No one has yet had the audacity to say that he is in possession of a "convenience passport", as happened with thousands of anonymous Jews or those from unwanted origins where, curiously, Simon Sebag Montefiore himself has many relatives, due to the centuries-old dispersion of a people of migrants: the Jewish people.
The media found it strange that the historian had family in Europe, Russia, the United States and Israel, demonstrating a complete lack of knowledge of the Jewish world. Meanwhile, the facts remain. Simon Sebag Montefiore is a Jew of Portuguese Sephardic origin who does not need a passport for anything other than exercising a right and honouring his ancestors.
There are records of the Sebag family in numerous traditionally Sephardic communities in the Mediterranean and North Africa (especially Morocco, Algeria and Gibraltar), and it is worth noting that members of this family returned to Portugal in the 19th and 20th centuries and are today buried in the British cemetery of Estrela and in the Jewish cemetery in Lisbon.
The Montefiore family also left an important mark in multiple communities of Portuguese Sephardic origin, especially in Tunisia (where the Portuguese community itself kept marriage records of this family in the 17th and 18th centuries), London and Livorno.
It is worth remembering that Sir Moses Montefiore (1784-1885), a British philanthropist born in Livorno to a Sephardic Jewish family, drank Port wine for more than fifty years. It is said that in the hours before his death, he drank three glasses of Port wine. It is known that Montefiore was a religious Jew. It follows that the Port wine he consumed was kosher, i.e., supervised by Orthodox Jews from the harvest to the bottling. The most reasonable explanation is that the wine was produced by, or with the help of, Sephardic residents of Oporto.

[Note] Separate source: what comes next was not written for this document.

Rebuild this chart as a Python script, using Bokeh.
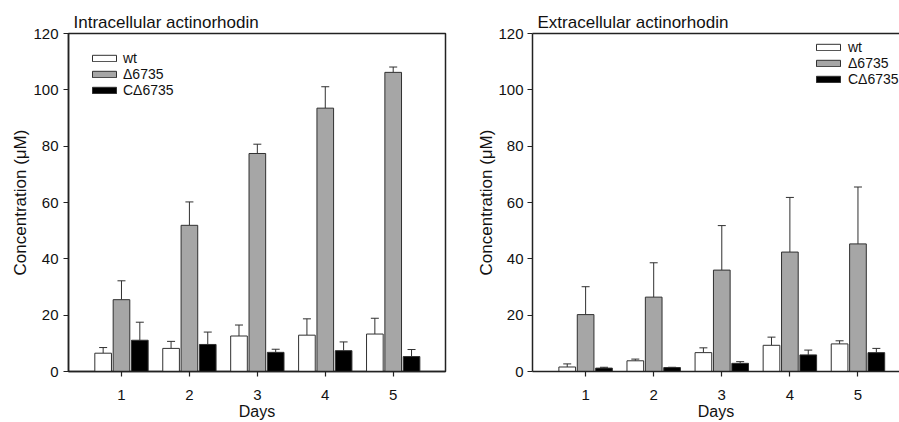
from bokeh.plotting import figure
from bokeh.models import ColumnDataSource, Whisker, TeeHead, Legend, LegendItem, LinearAxis, Range1d, FixedTicker
from bokeh.layouts import row
from bokeh.embed import file_html
from bokeh.resources import INLINE

days = [1, 2, 3, 4, 5]
series = ["wt", "\u03946735", "C\u03946735"]

intra_wt = [6.5, 8.2, 12.6, 12.9, 13.3]
intra_wt_err = [8.5, 10.7, 16.5, 18.7, 18.9]
intra_del = [25.5, 51.9, 77.4, 93.5, 106.2]
intra_del_err = [32.2, 60.2, 80.7, 101.1, 108.1]
intra_comp = [11.1, 9.6, 6.8, 7.4, 5.3]
intra_comp_err = [17.5, 14.0, 7.9, 10.5, 7.8]

extra_wt = [1.6, 3.8, 6.7, 9.3, 9.8]
extra_wt_err = [2.7, 4.4, 8.4, 12.2, 10.9]
extra_del = [20.2, 26.4, 36.0, 42.4, 45.3]
extra_del_err = [30.1, 38.6, 51.8, 61.8, 65.5]
extra_comp = [1.2, 1.4, 2.9, 5.9, 6.7]
extra_comp_err = [1.5, 1.5, 3.5, 7.6, 8.2]

y_ticks = [0, 20, 40, 60, 80, 100, 120]

FONT = "Liberation Sans"
fills = ["#ffffff", "#a6a6a6", "#000000"]
offsets = [-0.27, 0.0, 0.27]
BAR_W = 0.245
AX = "#222222"
TXT = "#111111"


def make_panel(title, vals, errs, width, min_left, x_end, legend_loc, has_right,
               tick_standoff, label_standoff, legend_standoff):
    p = figure(width=width, height=422, x_range=Range1d(0.22, x_end), y_range=Range1d(0, 120),
               output_backend="svg", toolbar_location=None,
               min_border_left=min_left, min_border_right=15 if has_right else 0,
               min_border_top=33, min_border_bottom=49)
    p.title.text = title
    p.title.text_font = FONT
    p.title.text_font_size = "17px"
    p.title.text_font_style = "normal"
    p.title.text_color = TXT
    p.title.offset = 5
    p.title.standoff = 3
    p.xgrid.visible = False
    p.ygrid.visible = False

    xa = p.below[0]
    ya = p.left[0]
    for ax in (xa, ya):
        ax.axis_line_width = 1.5
        ax.axis_line_color = AX
        ax.major_tick_line_color = AX
        ax.major_tick_line_width = 1.2
        ax.major_tick_out = 5
        ax.major_tick_in = 0
        ax.minor_tick_line_color = None
        ax.major_label_text_font = FONT
        ax.major_label_text_font_size = "15px"
        ax.major_label_text_color = TXT
        ax.axis_label_text_font = FONT
        ax.axis_label_text_font_size = "16px"
        ax.axis_label_text_font_style = "normal"
        ax.axis_label_text_color = TXT
    xa.ticker = FixedTicker(ticks=days)
    ya.ticker = FixedTicker(ticks=y_ticks)
    xa.axis_label = "Days"
    ya.axis_label = "Concentration (\u03bcM)"
    ya.axis_label_text_font_size = "17px"
    xa.major_label_standoff = 13
    xa.axis_label_standoff = 0
    ya.major_label_standoff = tick_standoff
    ya.axis_label_standoff = label_standoff

    if has_right:
        p.outline_line_color = AX
        p.outline_line_width = 1.5
    else:
        p.outline_line_color = None
        top = LinearAxis(ticker=FixedTicker(ticks=[]), major_tick_line_color=None,
                         minor_tick_line_color=None, major_label_text_font_size="0px",
                         major_label_standoff=0, major_tick_out=0, major_tick_in=0,
                         axis_line_color=AX, axis_line_width=1.5)
        p.add_layout(top, "above")

    items = []
    for i in range(3):
        xs = [d + offsets[i] for d in days]
        src = ColumnDataSource(dict(x=xs, top=vals[i], err=errs[i]))
        r = p.vbar(x="x", top="top", width=BAR_W, bottom=0, source=src,
                   fill_color=fills[i], line_color="#303030", line_width=1)
        w = Whisker(base="x", lower="top", upper="err", source=src, dimension="height",
                    line_color="#303030", line_width=1,
                    upper_head=TeeHead(size=8, line_color="#303030", line_width=1),
                    lower_head=None)
        p.add_layout(w)
        items.append(LegendItem(label=series[i], renderers=[r]))

    leg = Legend(items=items, location=legend_loc, glyph_width=30, glyph_height=8,
                 label_height=14, spacing=0, padding=0, margin=0,
                 label_text_font=FONT, label_text_font_size="14px",
                 label_standoff=legend_standoff, label_text_color=TXT,
                 border_line_alpha=0, background_fill_alpha=0)
    p.add_layout(leg)
    return p


p1 = make_panel("Intracellular actinorhodin", [intra_wt, intra_del, intra_comp],
                [intra_wt_err, intra_del_err, intra_comp_err], 460, 68, 5.77, (21, 273), True,
                5, 0, 4)
p2 = make_panel("Extracellular actinorhodin", [extra_wt, extra_del, extra_comp],
                [extra_wt_err, extra_del_err, extra_comp_err], 439, 72, 5.61, (281, 284), False,
                4, -1, 5)

layout = row(p1, p2)
open("out.html", "w").write(file_html(layout, INLINE))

The existence of a small Sephardic community in Oporto was confirmed in 1867 by the German Jewish Rabbi and historian Meyer Kayserling. After visiting Portugal, this scholar of the history and literature of Judaism of the Iberian Peninsula published Geschichte Der Juden in Portugal. He wrote that after the abolition of the Inquisition, a Jewish community of hundreds of people settled in Lisbon and “a smaller community was founded in Oporto”.